-- start DATASET SECTION --
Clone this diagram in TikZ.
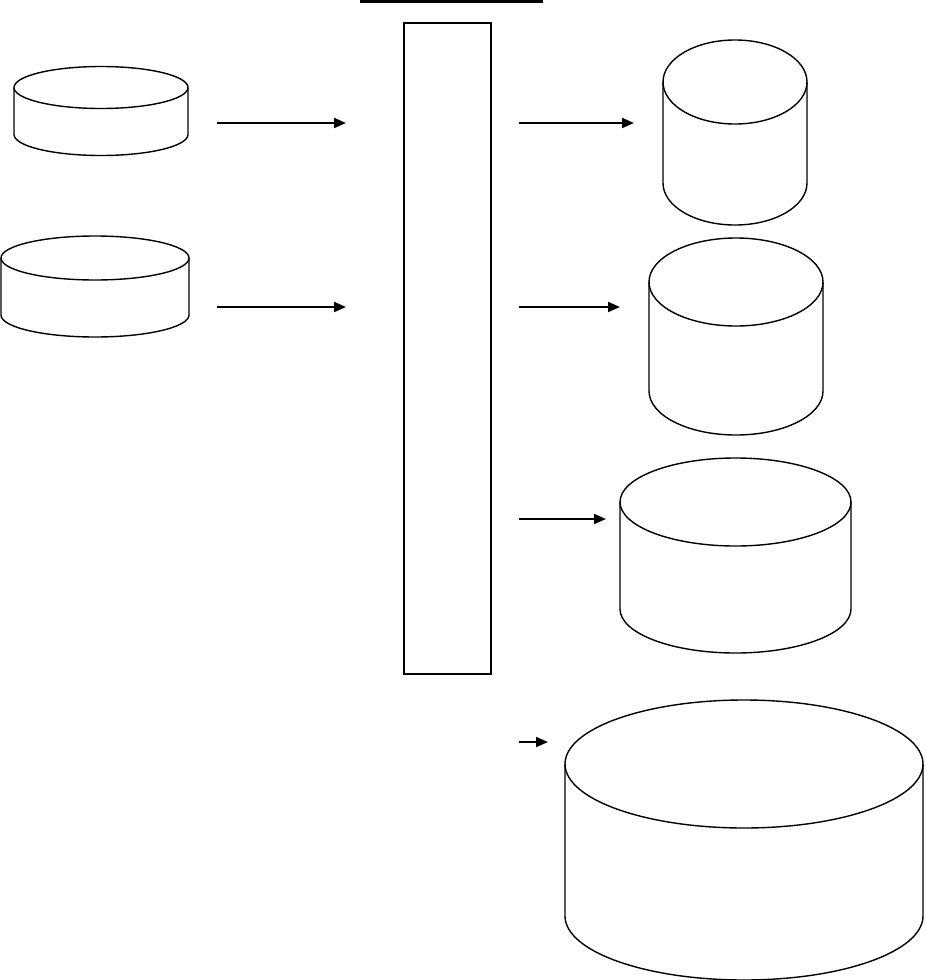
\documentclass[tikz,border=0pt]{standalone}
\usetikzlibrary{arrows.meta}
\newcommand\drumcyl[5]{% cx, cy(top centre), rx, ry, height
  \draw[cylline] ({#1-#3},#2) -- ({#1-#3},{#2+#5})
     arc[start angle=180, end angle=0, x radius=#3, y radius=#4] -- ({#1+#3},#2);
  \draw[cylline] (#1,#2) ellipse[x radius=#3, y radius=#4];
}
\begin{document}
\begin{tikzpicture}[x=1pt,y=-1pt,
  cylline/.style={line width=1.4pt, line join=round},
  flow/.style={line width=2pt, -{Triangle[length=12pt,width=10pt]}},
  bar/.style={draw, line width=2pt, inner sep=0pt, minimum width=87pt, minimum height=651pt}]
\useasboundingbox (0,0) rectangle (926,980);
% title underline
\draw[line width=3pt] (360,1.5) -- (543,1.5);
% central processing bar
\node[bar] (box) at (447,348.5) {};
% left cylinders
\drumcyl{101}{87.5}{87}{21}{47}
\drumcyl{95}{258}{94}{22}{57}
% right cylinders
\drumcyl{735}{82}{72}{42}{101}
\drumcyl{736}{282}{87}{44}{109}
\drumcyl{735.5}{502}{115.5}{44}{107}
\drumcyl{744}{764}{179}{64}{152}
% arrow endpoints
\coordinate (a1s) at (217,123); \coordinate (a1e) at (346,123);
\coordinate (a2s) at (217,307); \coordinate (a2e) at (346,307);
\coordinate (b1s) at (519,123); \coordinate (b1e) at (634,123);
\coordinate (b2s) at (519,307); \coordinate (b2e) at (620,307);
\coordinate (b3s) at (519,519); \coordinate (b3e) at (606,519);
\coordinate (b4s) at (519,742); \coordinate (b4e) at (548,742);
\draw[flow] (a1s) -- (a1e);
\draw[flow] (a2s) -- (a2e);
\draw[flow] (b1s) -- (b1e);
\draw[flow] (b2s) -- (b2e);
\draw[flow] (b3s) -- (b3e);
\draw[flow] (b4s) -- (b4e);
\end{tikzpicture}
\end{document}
-- end DATASET SECTION --
▶ _THE EXERCISE_: Leave out the pictures and print every line of the data exactly.

▶ _EXERCISE RESULT_:
Clone this diagram in TikZ.
\documentclass[tikz,border=0pt]{standalone}
\usetikzlibrary{arrows.meta}
\newcommand\drumcyl[5]{% cx, cy(top centre), rx, ry, height
  \draw[cylline] ({#1-#3},#2) -- ({#1-#3},{#2+#5})
     arc[start angle=180, end angle=0, x radius=#3, y radius=#4] -- ({#1+#3},#2);
  \draw[cylline] (#1,#2) ellipse[x radius=#3, y radius=#4];
}
\begin{document}
\begin{tikzpicture}[x=1pt,y=-1pt,
  cylline/.style={line width=1.4pt, line join=round},
  flow/.style={line width=2pt, -{Triangle[length=12pt,width=10pt]}},
  bar/.style={draw, line width=2pt, inner sep=0pt, minimum width=87pt, minimum height=651pt}]
\useasboundingbox (0,0) rectangle (926,980);
% title underline
\draw[line width=3pt] (360,1.5) -- (543,1.5);
% central processing bar
\node[bar] (box) at (447,348.5) {};
% left cylinders
\drumcyl{101}{87.5}{87}{21}{47}
\drumcyl{95}{258}{94}{22}{57}
% right cylinders
\drumcyl{735}{82}{72}{42}{101}
\drumcyl{736}{282}{87}{44}{109}
\drumcyl{735.5}{502}{115.5}{44}{107}
\drumcyl{744}{764}{179}{64}{152}
% arrow endpoints
\coordinate (a1s) at (217,123); \coordinate (a1e) at (346,123);
\coordinate (a2s) at (217,307); \coordinate (a2e) at (346,307);
\coordinate (b1s) at (519,123); \coordinate (b1e) at (634,123);
\coordinate (b2s) at (519,307); \coordinate (b2e) at (620,307);
\coordinate (b3s) at (519,519); \coordinate (b3e) at (606,519);
\coordinate (b4s) at (519,742); \coordinate (b4e) at (548,742);
\draw[flow] (a1s) -- (a1e);
\draw[flow] (a2s) -- (a2e);
\draw[flow] (b1s) -- (b1e);
\draw[flow] (b2s) -- (b2e);
\draw[flow] (b3s) -- (b3e);
\draw[flow] (b4s) -- (b4e);
\end{tikzpicture}
\end{document}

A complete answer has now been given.